Hi all, Thanks to your suggestions in my previous post I am considering buying

Hi all,
Thanks to your suggestions in my previous post I am considering buying a printer with the diamond hotend from http://reprap.me (http://reprap.me/diamond-hotend.html)
It seems to be the ultimate solution for multicolor printing without oozing.
Does anyone own it and give a feedback?
I can’t find any real review of it…

Reprap.me propose a Duplicator 4 upgraded with the diamond hotend. Do you think it is a good printer?

Thanks

I’ve not see any “real world” reference to the head either and look forward to hearing all the good and not-so-good about it. The not-oozing part should make it a winner in my opinion.

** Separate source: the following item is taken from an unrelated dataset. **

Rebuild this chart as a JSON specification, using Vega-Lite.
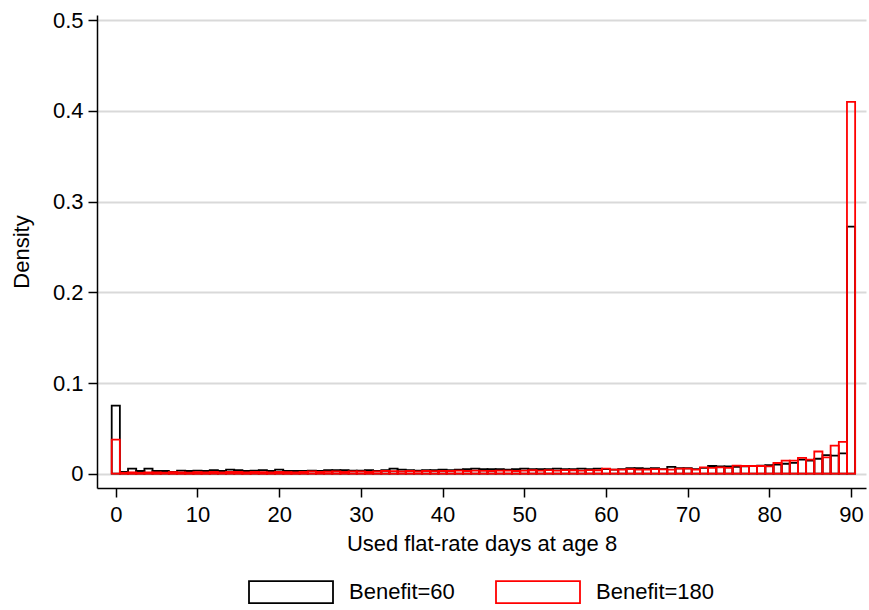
{
  "$schema": "https://vega.github.io/schema/vega-lite/v6.json",
  "description": "Histogram of used flat-rate days at age 8, Benefit=60 vs Benefit=180",
  "width": 769,
  "height": 473,
  "autosize": {"type": "none"},
  "padding": {"left": 97, "top": 15, "right": 3, "bottom": 122},
  "background": "white",
  "config": {
    "view": {"stroke": null},
    "font": "Liberation Sans",
    "axis": {
      "domainColor": "black",
      "domainWidth": 1.5,
      "tickColor": "black",
      "tickWidth": 1.5,
      "tickSize": 9,
      "labelFont": "Liberation Sans",
      "labelFontSize": 22,
      "labelColor": "black",
      "titleFont": "Liberation Sans",
      "titleFontSize": 22,
      "titleFontWeight": "normal",
      "titleColor": "black"
    }
  },
  "data": {
    "values": [
      {"days": 0, "b60": 0.075, "b180": 0.0375},
      {"days": 1, "b60": 0.002, "b180": 0.001},
      {"days": 2, "b60": 0.0055, "b180": 0.0015},
      {"days": 3, "b60": 0.003, "b180": 0.001},
      {"days": 4, "b60": 0.0055, "b180": 0.0015},
      {"days": 5, "b60": 0.003, "b180": 0.0015},
      {"days": 6, "b60": 0.003, "b180": 0.0012},
      {"days": 7, "b60": 0.002, "b180": 0.0018},
      {"days": 8, "b60": 0.0035, "b180": 0.0015},
      {"days": 9, "b60": 0.003, "b180": 0.0012},
      {"days": 10, "b60": 0.0035, "b180": 0.0018},
      {"days": 11, "b60": 0.003, "b180": 0.0015},
      {"days": 12, "b60": 0.004, "b180": 0.002},
      {"days": 13, "b60": 0.003, "b180": 0.0015},
      {"days": 14, "b60": 0.0045, "b180": 0.002},
      {"days": 15, "b60": 0.004, "b180": 0.002},
      {"days": 16, "b60": 0.003, "b180": 0.0015},
      {"days": 17, "b60": 0.0035, "b180": 0.002},
      {"days": 18, "b60": 0.004, "b180": 0.0018},
      {"days": 19, "b60": 0.003, "b180": 0.0015},
      {"days": 20, "b60": 0.0045, "b180": 0.002},
      {"days": 21, "b60": 0.003, "b180": 0.0018},
      {"days": 22, "b60": 0.003, "b180": 0.0015},
      {"days": 23, "b60": 0.003, "b180": 0.002},
      {"days": 24, "b60": 0.0035, "b180": 0.0025},
      {"days": 25, "b60": 0.003, "b180": 0.002},
      {"days": 26, "b60": 0.004, "b180": 0.0022},
      {"days": 27, "b60": 0.004, "b180": 0.0025},
      {"days": 28, "b60": 0.004, "b180": 0.002},
      {"days": 29, "b60": 0.0035, "b180": 0.0025},
      {"days": 30, "b60": 0.0035, "b180": 0.0025},
      {"days": 31, "b60": 0.004, "b180": 0.002},
      {"days": 32, "b60": 0.003, "b180": 0.0025},
      {"days": 33, "b60": 0.004, "b180": 0.003},
      {"days": 34, "b60": 0.0055, "b180": 0.0028},
      {"days": 35, "b60": 0.0045, "b180": 0.0025},
      {"days": 36, "b60": 0.004, "b180": 0.003},
      {"days": 37, "b60": 0.0035, "b180": 0.0025},
      {"days": 38, "b60": 0.004, "b180": 0.003},
      {"days": 39, "b60": 0.004, "b180": 0.0028},
      {"days": 40, "b60": 0.0045, "b180": 0.003},
      {"days": 41, "b60": 0.004, "b180": 0.003},
      {"days": 42, "b60": 0.0045, "b180": 0.0035},
      {"days": 43, "b60": 0.005, "b180": 0.003},
      {"days": 44, "b60": 0.0055, "b180": 0.0035},
      {"days": 45, "b60": 0.005, "b180": 0.0032},
      {"days": 46, "b60": 0.005, "b180": 0.003},
      {"days": 47, "b60": 0.005, "b180": 0.0035},
      {"days": 48, "b60": 0.0045, "b180": 0.0035},
      {"days": 49, "b60": 0.005, "b180": 0.003},
      {"days": 50, "b60": 0.0055, "b180": 0.0035},
      {"days": 51, "b60": 0.005, "b180": 0.0038},
      {"days": 52, "b60": 0.005, "b180": 0.0035},
      {"days": 53, "b60": 0.005, "b180": 0.004},
      {"days": 54, "b60": 0.0055, "b180": 0.0035},
      {"days": 55, "b60": 0.005, "b180": 0.004},
      {"days": 56, "b60": 0.005, "b180": 0.0038},
      {"days": 57, "b60": 0.0055, "b180": 0.0035},
      {"days": 58, "b60": 0.005, "b180": 0.004},
      {"days": 59, "b60": 0.0055, "b180": 0.0038},
      {"days": 60, "b60": 0.005, "b180": 0.0055},
      {"days": 61, "b60": 0.0045, "b180": 0.0045},
      {"days": 62, "b60": 0.005, "b180": 0.0045},
      {"days": 63, "b60": 0.006, "b180": 0.005},
      {"days": 64, "b60": 0.006, "b180": 0.0045},
      {"days": 65, "b60": 0.0055, "b180": 0.0045},
      {"days": 66, "b60": 0.006, "b180": 0.005},
      {"days": 67, "b60": 0.005, "b180": 0.0048},
      {"days": 68, "b60": 0.0075, "b180": 0.0045},
      {"days": 69, "b60": 0.006, "b180": 0.0055},
      {"days": 70, "b60": 0.006, "b180": 0.0055},
      {"days": 71, "b60": 0.005, "b180": 0.0045},
      {"days": 72, "b60": 0.0065, "b180": 0.007},
      {"days": 73, "b60": 0.0085, "b180": 0.0065},
      {"days": 74, "b60": 0.008, "b180": 0.007},
      {"days": 75, "b60": 0.008, "b180": 0.0065},
      {"days": 76, "b60": 0.0075, "b180": 0.009},
      {"days": 77, "b60": 0.008, "b180": 0.0085},
      {"days": 78, "b60": 0.0085, "b180": 0.0085},
      {"days": 79, "b60": 0.009, "b180": 0.0085},
      {"days": 80, "b60": 0.0095, "b180": 0.008},
      {"days": 81, "b60": 0.01, "b180": 0.0118},
      {"days": 82, "b60": 0.011, "b180": 0.0145},
      {"days": 83, "b60": 0.012, "b180": 0.0145},
      {"days": 84, "b60": 0.0155, "b180": 0.0175},
      {"days": 85, "b60": 0.0145, "b180": 0.0155},
      {"days": 86, "b60": 0.0165, "b180": 0.0245},
      {"days": 87, "b60": 0.0205, "b180": 0.018},
      {"days": 88, "b60": 0.02, "b180": 0.031},
      {"days": 89, "b60": 0.0225, "b180": 0.035},
      {"days": 90, "b60": 0.2725, "b180": 0.41}
    ]
  },
  "encoding": {
    "x": {
      "field": "days",
      "type": "quantitative",
      "title": "Used flat-rate days at age 8",
      "scale": {"domain": [-2.3, 91.83], "nice": false, "zero": false, "padding": 0},
      "axis": {
        "values": [0, 10, 20, 30, 40, 50, 60, 70, 80, 90],
        "grid": false,
        "labelPadding": 7,
        "titlePadding": 8
      }
    }
  },
  "layer": [
    {
      "mark": {"type": "bar", "size": 8.17, "fill": "transparent", "strokeWidth": 1.8},
      "encoding": {
        "y": {
          "field": "b60",
          "type": "quantitative",
          "title": "Density",
          "scale": {"domain": [-0.01576, 0.5058], "nice": false, "zero": false},
          "axis": {
            "values": [0, 0.1, 0.2, 0.3, 0.4, 0.5],
            "labelExpr": "datum.value == 0 ? '0' : format(datum.value, '.1f')",
            "grid": true,
            "gridColor": "#d9d9d9",
            "gridWidth": 1.8,
            "labelPadding": 5,
            "titlePadding": 19
          }
        },
        "stroke": {
          "datum": "Benefit=60",
          "type": "nominal",
          "scale": {"domain": ["Benefit=60", "Benefit=180"], "range": ["black", "red"]},
          "legend": {
            "title": null,
            "orient": "none",
            "direction": "horizontal",
            "legendX": 151,
            "legendY": 534,
            "symbolType": "M-1,-0.262H1V0.262H-1Z",
            "symbolSize": 7056,
            "symbolFillColor": "transparent",
            "symbolStrokeWidth": 1.8,
            "labelFont": "Liberation Sans",
            "labelFontSize": 22,
            "labelColor": "black",
            "labelOffset": 15,
            "columnPadding": 37,
            "padding": 0
          }
        }
      }
    },
    {
      "mark": {"type": "bar", "size": 8.17, "fill": "transparent", "strokeWidth": 1.8},
      "encoding": {
        "y": {"field": "b180", "type": "quantitative"},
        "stroke": {"datum": "Benefit=180", "type": "nominal"}
      }
    }
  ]
}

OT: Does anyone know how to follow comments posted to this sort of post without having to add one’s own comment?

I mostly read people struggling to get it to work, but that’s largely firmware.

Multi-feed hot ends all struggle with retraction and jamming. When you push filament into one feed, molten plastic wants to flow up the other feed(s). That tends to cause them to jam. Basically the print tuning seems to be very challenging.

@Miguel_Angel_Salmer1 has done some awesome prints with it!! Check out is posts:-)

@Griffin_Paquette ​ thanks! @Miguel_Angel_Salmer1 ​ is really making awesome prints. I am more and more convinced about the diamond hotend

Did somebody actually try to ‘mix’ colors? Like RGB?

@Werner_Pirkl
RGB is for light-based mixing. For “solid” based mixing, one has to use CMYK, from my understanding.

@Fred_U You’re right it’s subtractive mixing, but doesn’t change the principle of mixing three types of filament to get another color. @Miguel_Angel_Salmer1 You already tried?

@Miguel_Angel_Salmer1 Very nice!

@Fred_U
You would actually need to add white as well, as theres no white substrate being printed upon. you might get away without the black channel and suffer composite-black, but 4 channels of WCMY would be a minimum.

@Miguel_Angel_Salmer1 thanks! It indeed looks awesome. For dual color, would you recommend a diamond hotend or a dual extruder printer (like flashforge create pro) ?

@Justin_Mitchell
That’s easily overlooked when one is accustomed to the flat printer world, where the white substrate is provided in the form of paper. Once you go beyond the three nozzles to a fourth, make it a dual head extruder with three nozzles each. WCMYK plus PVA wash-away support!

CMY mixing can give a pretty decent color palette, but like @Fred_U mentioned, “full color” requires CMYKW with black and white feeds. And even then you need very pigment-saturated filaments. What’s super unique about filament mixing that you don’t see in other color blending applications (like with RGB or CMYK) is the DILUTION effect from each filament’s bulk volume. So when you mix two colors, the output has half the pigment concentration from each input. That makes it impossible to achieve composite black, and you’re severely limited in the saturation values that can be achieved.

@Miguel_Angel_Salmer1 ​ i was also looking at the Sigma but I was unsure if I could change the hotend later (when I will be more comfortable with 3d print) or not. I like the Big Box. I will contact them to see if they can sell a fully assembled dual head (or maybe one with their kraken… It looks very cool)

Has anyone considered the logistics of providing 6 filament feeds on a printer or accommodating 6 spools? Quite a challenge.

If you go for heavily pigmented filaments then I would imagine you need a 4+1 dual setup i.e. CYMW+K. You would print colour or black.

There’s also the question of whether current multi-hotends will effectively mix the filaments or just produce striped output.

@Neil_Darlow There are at least two or three actively or passively mixed 5 or 6 feed hot end designs out there that I know of. For example https://hackaday.io/project/3729-arcus-3d-m1-full-color-filament-printer

we are melting the filament anyway. let’s go with 1 filament feed and 4 pigment feeds.